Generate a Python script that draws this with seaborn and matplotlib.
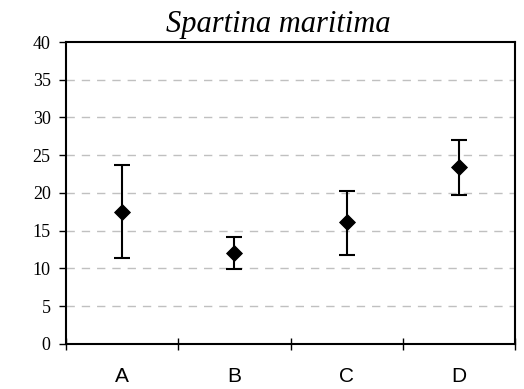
import numpy as np
import pandas as pd
import matplotlib
matplotlib.use("Agg")
import matplotlib.pyplot as plt
import seaborn as sns

# ==========================================
# DATA
# ==========================================

sites = ["A", "B", "C", "D"]
means = [17.5, 12.1, 16.1, 23.4]
lower = [11.4, 9.9, 11.8, 19.7]
upper = [23.7, 14.1, 20.3, 27.0]

df = pd.DataFrame({"site": sites, "mean": means})

# ==========================================
# PLOT
# ==========================================

sns.set_style("white")
plt.rcParams["text.color"] = "black"
plt.rcParams["xtick.color"] = "black"
plt.rcParams["ytick.color"] = "black"

fig = plt.figure(figsize=(5.24, 3.89), dpi=100)
ax = fig.add_axes([0.126, 0.116, 0.857, 0.776])

sns.scatterplot(
    data=df,
    x="site",
    y="mean",
    marker="D",
    s=65,
    color="black",
    edgecolor="black",
    zorder=4,
    ax=ax
)

xpos = np.arange(len(sites))
yerr = [
    np.array(means) - np.array(lower),
    np.array(upper) - np.array(means)
]
ax.errorbar(
    xpos,
    means,
    yerr=yerr,
    fmt="none",
    ecolor="black",
    elinewidth=1.5,
    capsize=6,
    capthick=1.5,
    zorder=3
)

ax.set_xlim(-0.5, len(sites) - 0.5)
ax.set_ylim(0, 40)
ax.set_yticks(np.arange(0, 41, 5))

# grid
for yv in np.arange(5, 40, 5):
    ax.axhline(yv, color="#c0c0c0", linestyle=(0, (6, 5)), linewidth=1, zorder=1)

# x ticks at category boundaries, labels at centres
ax.set_xticks(np.arange(-0.5, len(sites), 1.0))
ax.set_xticklabels([])
ax.set_xticks(xpos, minor=True)
ax.set_xticklabels(sites, minor=True, fontfamily="Liberation Sans", fontsize=15,
                   color="black")
ax.tick_params(axis="x", which="major", bottom=True, direction="inout",
               length=9, width=1, color="black")
ax.tick_params(axis="x", which="minor", bottom=True, length=0, pad=17)
ax.tick_params(axis="y", left=True, direction="out", length=5, width=1,
               pad=6, color="black", labelcolor="black")

for lab in ax.get_yticklabels():
    lab.set_fontfamily("Liberation Serif")
    lab.set_fontsize(13)

for sp in ax.spines.values():
    sp.set_color("black")
    sp.set_linewidth(1.5)

ax.set_xlabel("")
ax.set_ylabel("")
ax.set_title(
    "Spartina maritima",
    fontfamily="Liberation Serif",
    fontstyle="italic",
    fontsize=22,
    color="black",
    x=0.473,
    pad=7
)

fig.savefig("out.png", dpi=100)
plt.close(fig)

┄┄┄┄┄┄┄┄┄┄┄┄┄┄┄┄┄┄┄┄

## Aim of the task
Leave out the pictures, then repeat the listing above exactly from its first line to the line with "ax.set_yticks(np.arange(0, 41, 5))", inclusive.

## Exercise answer
Generate a Python script that draws this with seaborn and matplotlib.
import numpy as np
import pandas as pd
import matplotlib
matplotlib.use("Agg")
import matplotlib.pyplot as plt
import seaborn as sns

# ==========================================
# DATA
# ==========================================

sites = ["A", "B", "C", "D"]
means = [17.5, 12.1, 16.1, 23.4]
lower = [11.4, 9.9, 11.8, 19.7]
upper = [23.7, 14.1, 20.3, 27.0]

df = pd.DataFrame({"site": sites, "mean": means})

# ==========================================
# PLOT
# ==========================================

sns.set_style("white")
plt.rcParams["text.color"] = "black"
plt.rcParams["xtick.color"] = "black"
plt.rcParams["ytick.color"] = "black"

fig = plt.figure(figsize=(5.24, 3.89), dpi=100)
ax = fig.add_axes([0.126, 0.116, 0.857, 0.776])

sns.scatterplot(
    data=df,
    x="site",
    y="mean",
    marker="D",
    s=65,
    color="black",
    edgecolor="black",
    zorder=4,
    ax=ax
)

xpos = np.arange(len(sites))
yerr = [
    np.array(means) - np.array(lower),
    np.array(upper) - np.array(means)
]
ax.errorbar(
    xpos,
    means,
    yerr=yerr,
    fmt="none",
    ecolor="black",
    elinewidth=1.5,
    capsize=6,
    capthick=1.5,
    zorder=3
)

ax.set_xlim(-0.5, len(sites) - 0.5)
ax.set_ylim(0, 40)
ax.set_yticks(np.arange(0, 41, 5))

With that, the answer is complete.